DDL- Data Definition Language
Used to define and manage the structure of database objects (tables, columns, indexes, constraints, etc).
- It changes the schema of the database, not the data itself.
- Main commands:
CREATE,ALTER,DROP,TRUNCATE.
Hibernate DDL Auto Strategies
1. spring.jpa.hibernate.ddl-auto=none
- Hibernate does nothing with the schema.
No validation, no creation, no update.- It just Assumes tables are already present in DB.
- Useful in production when schema is managed manually.
2. spring.jpa.hibernate.ddl-auto=validate
- Hibernate will check (validate) the schema against entity mappings.
- If tables/columns don’t exist or don’t match : it throws an exception.

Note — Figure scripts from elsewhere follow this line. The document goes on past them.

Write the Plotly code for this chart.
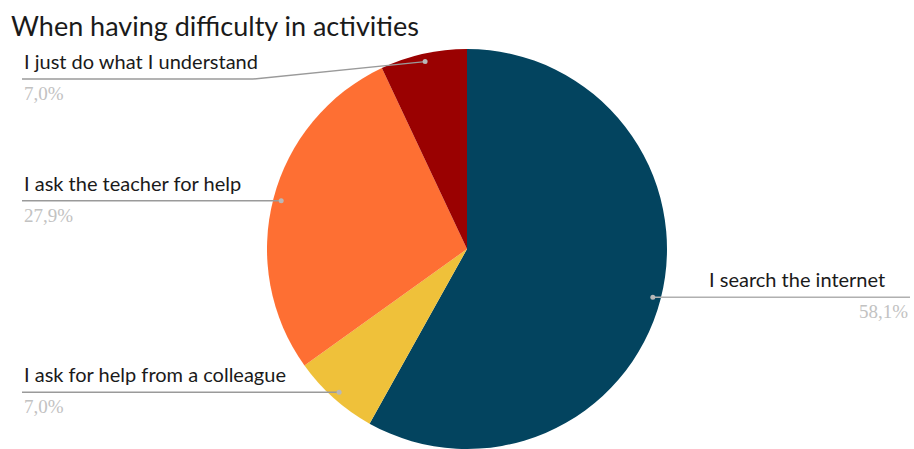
import math
import plotly.graph_objects as go

# Survey answers, listed clockwise from 12 o'clock
answers = ["I search the internet", "I ask for help from a colleague",
           "I ask the teacher for help", "I just do what I understand"]
shares = [58.1, 7.0, 27.9, 7.0]
colors = ["#03445f", "#efc13a", "#fe6f33", "#9a0101"]

W, H = 914, 449
TOP = 49                  # space above the pie for the title
CX = 467                  # horizontal centre of the pie, px
R = (H - TOP) / 2         # pie radius from the domain height
CY = TOP + R

# label blocks: left x, text anchor side, y of the guide line (None = follow the slice)
label_x = [910, 22, 22, 22]
label_side = ["right", "left", "left", "left"]
line_y_fixed = [None, None, None, 79]

fig = go.Figure(go.Pie(
    labels=answers, values=shares, sort=False, direction="clockwise",
    rotation=0, marker=dict(colors=colors, line=dict(width=0)),
    textinfo="none", hoverinfo="label+percent", showlegend=False,
    domain=dict(x=[(CX - 300) / W, (CX + 300) / W], y=[0, 1 - TOP / H]),
))

def px(x):
    return x / W

def py(y):
    return 1 - y / H

shapes, notes = [], []
total = sum(shares)
acc = 0.0
for name, v, lx, side, ly in zip(answers, shares, label_x, label_side, line_y_fixed):
    mid = (acc + v / 2) / total * 2 * math.pi
    acc += v
    ax = CX + 0.96 * R * math.sin(mid)
    ay = CY - 0.96 * R * math.cos(mid)
    gy = ay if ly is None else ly
    if side == "left":
        elbow = ax if ly is None else 253
        shapes.append(dict(type="line", xref="paper", yref="paper",
                           x0=px(lx), y0=py(gy), x1=px(elbow), y1=py(gy),
                           line=dict(color="#9a9a9a", width=1.5)))
        if ly is not None:
            shapes.append(dict(type="line", xref="paper", yref="paper",
                               x0=px(elbow), y0=py(gy), x1=px(ax), y1=py(ay),
                               line=dict(color="#9a9a9a", width=1.5)))
    else:
        shapes.append(dict(type="line", xref="paper", yref="paper",
                           x0=px(ax), y0=py(gy), x1=px(lx), y1=py(gy),
                           line=dict(color="#b0b0b0", width=1.5)))
    shapes.append(dict(type="circle", xref="paper", yref="paper",
                       x0=px(ax - 2.5), x1=px(ax + 2.5), y0=py(ay - 2.5), y1=py(ay + 2.5),
                       fillcolor="#b8b8b8", line=dict(width=0)))
    xa = "left" if side == "left" else "right"
    tx = lx if side == "left" else lx - 23
    notes.append(dict(x=px(tx), y=py(gy - 4), xref="paper", yref="paper",
                      text=name, showarrow=False, xanchor=xa, yanchor="bottom",
                      font=dict(family="Lato", size=20, color="#1a1a1a")))
    notes.append(dict(x=px(lx), y=py(gy + 2), xref="paper", yref="paper",
                      text=f"{v:.1f}".replace(".", ",") + "%", showarrow=False,
                      xanchor=xa, yanchor="top",
                      font=dict(family="Liberation Serif", size=19, color="#c2c2c2")))

notes.append(dict(x=px(9), y=py(25), xref="paper", yref="paper",
                  text="When having difficulty in activities", showarrow=False,
                  xanchor="left", yanchor="middle",
                  font=dict(family="Lato", size=27, color="#1a1a1a")))

fig.update_layout(width=W, height=H, margin=dict(l=0, r=0, t=0, b=0),
                  paper_bgcolor="white", plot_bgcolor="white",
                  shapes=shapes, annotations=notes)
fig.write_html("out.html")
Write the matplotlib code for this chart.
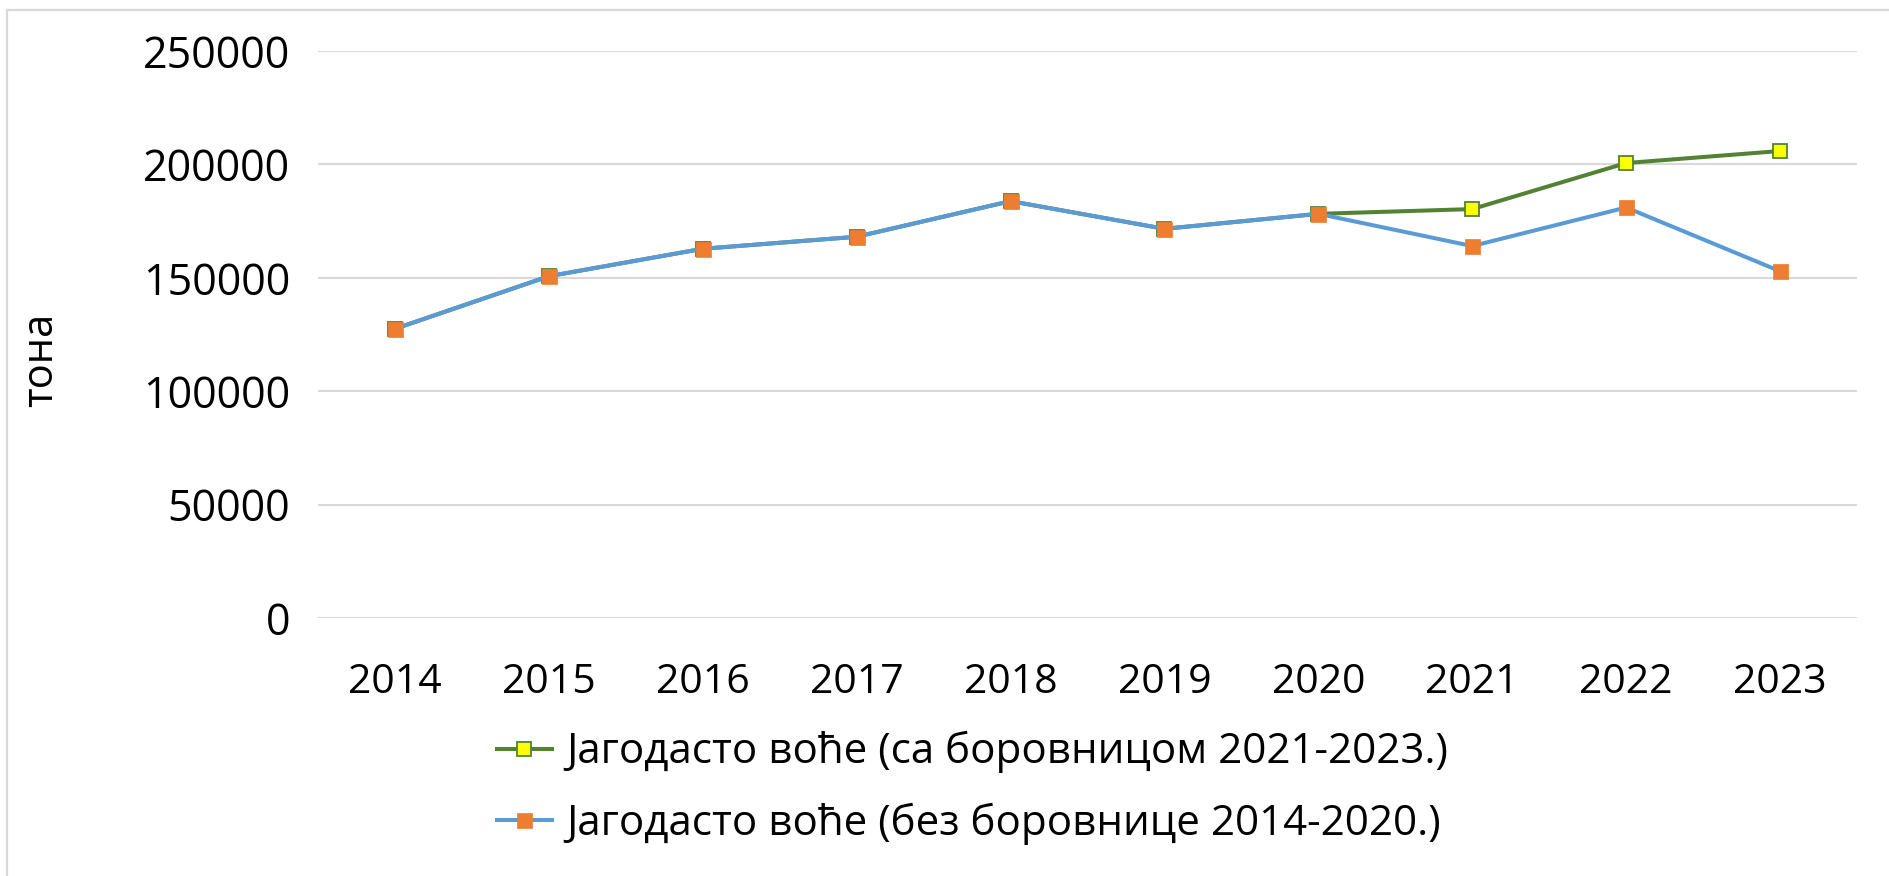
import matplotlib
matplotlib.use("Agg")
import matplotlib.pyplot as plt
from matplotlib.lines import Line2D

plt.rcParams['font.family'] = ['Open Sans', 'DejaVu Sans']

years = ['2014', '2015', '2016', '2017', '2018', '2019', '2020', '2021', '2022', '2023']
with_blueberry = [127500, 150700, 162800, 168100, 183800, 171600, 178200, 180300, 200600, 205900]
without_blueberry = [127500, 150700, 162800, 168100, 183800, 171600, 178200, 164000, 181000, 152900]
label_with = 'Јагодасто воће (са боровницом 2021-2023.)'
label_without = 'Јагодасто воће (без боровнице 2014-2020.)'
y_ticks = [0, 50000, 100000, 150000, 200000, 250000]
y_label = 'тона'

W, H = 1890, 876
fig = plt.figure(figsize=(W / 100, H / 100), dpi=100)
fig.patch.set_facecolor('white')

ax = fig.add_axes([318 / W, 1 - 618 / H, (1857 - 318) / W, (618 - 51) / H])
x = list(range(len(years)))

ax.plot(x, with_blueberry, color='#548235', lw=2.9, marker='s', markersize=10.5,
        markerfacecolor='#FFFF00', markeredgecolor='#548235', markeredgewidth=1.3,
        label=label_with, zorder=3)
ax.plot(x, without_blueberry, color='#5B9BD5', lw=2.9, marker='s', markersize=10.8,
        markerfacecolor='#ED7D31', markeredgecolor='#ED7D31', markeredgewidth=0.5,
        label=label_without, zorder=4)

ax.set_xlim(-0.5, len(years) - 0.5)
ax.set_ylim(0, 250000)
ax.set_yticks(y_ticks)
ax.set_yticklabels([str(v) for v in y_ticks])
ax.set_xticks(x)
ax.set_xticklabels(years)
ax.grid(axis='y', color='#d9d9d9', lw=1.5, zorder=0)
ax.set_axisbelow(True)
for s in ax.spines.values():
    s.set_visible(False)
ax.tick_params(axis='both', length=0, colors='black')
ax.tick_params(axis='y', pad=20, labelsize=31)
ax.tick_params(axis='x', pad=32, labelsize=29.5)

fig.text(41 / W, 1 - 360 / H, y_label, rotation=90, fontsize=30,
         ha='center', va='center')

leg = fig.legend(loc='center left', bbox_to_anchor=(497 / W, 1 - 788 / H),
                 frameon=False, fontsize=30.3, handlelength=1.3, handletextpad=0.35,
                 labelspacing=0.7, borderpad=0, borderaxespad=0)

# outer chart frame
fig.add_artist(Line2D([7 / W, 1.0], [1 - 10 / H, 1 - 10 / H], color='#d9d9d9', lw=1.6,
                      transform=fig.transFigure))
fig.add_artist(Line2D([7 / W, 7 / W], [1 - 10 / H, 0.0], color='#d9d9d9', lw=1.6,
                      transform=fig.transFigure))

fig.savefig('out.png', dpi=100, facecolor='white')
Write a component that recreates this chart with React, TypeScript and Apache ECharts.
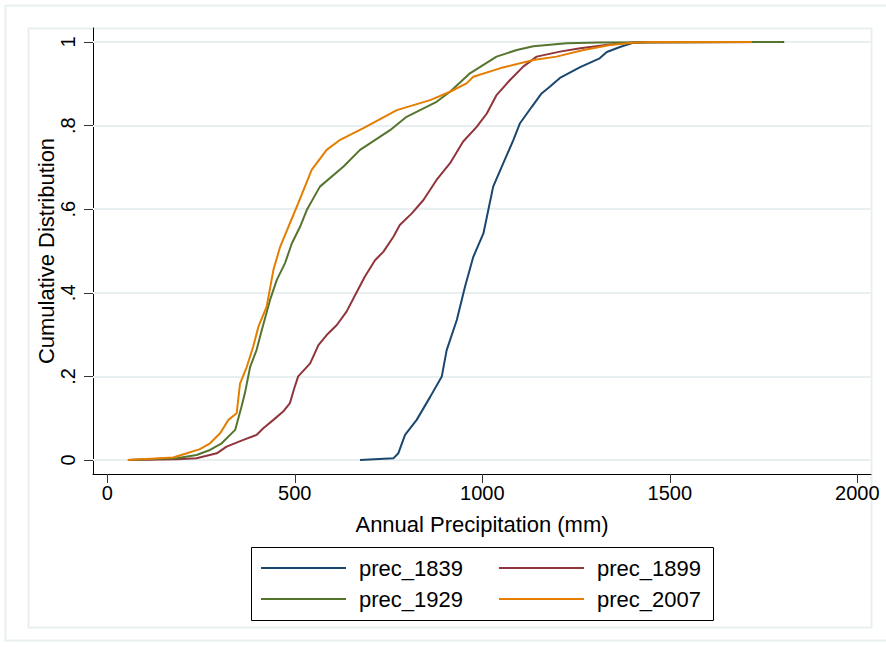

Does not create or modify tables.- Good when want to make sure entity class and DB schema are in sync, but don’t want Hibernate to change the DB.
3. spring.jpa.hibernate.ddl-auto=update
- Hibernate checks if the table exists for entity class
- If yes : it uses it.
- If no : it creates the table.(but only adds missing tables/columns,
doesn’t remove old ones).
- Never drops or removes columns/tables.
- good when want Hibernate to auto-create missing tables/columns, but keep existing data safe.
4. spring.jpa.hibernate.ddl-auto=create
- At startup : Hibernate drops existing tables.
- Then creates new tables for all entities.
- Every restart :
tables are dropped and re-created(so old data is lost). - Useful for testing/prototyping.
5. spring.jpa.hibernate.ddl-auto=create-drop
- Same as create: drops + recreates at startup.
- Additionally,
drops tables again when the application stops. - Schema only lives for the runtime of the app.
- Common for integration/unit tests.
none = do nothing
validate = Only checks tables/columns match entities and error if mismatch.
update = Creates missing tables/columns, keeps existing data, never drops.
create = Drops all tables, creates fresh ones at startup (data lost).
create-drop = Same as create, but also drops tables again on app shutdown.
Question: Should tables be created by JPA or by developers?
-
For learning / prototyping : let JPA auto-generate (fast, easy).
-
For production : tables should be created/managed by developers (manual SQL or migration tools) beacuse it's safer, more control, better performance.
Best Practice : Always first create the DB tables (via SQL or migration tool), then map them with JPA entity classes.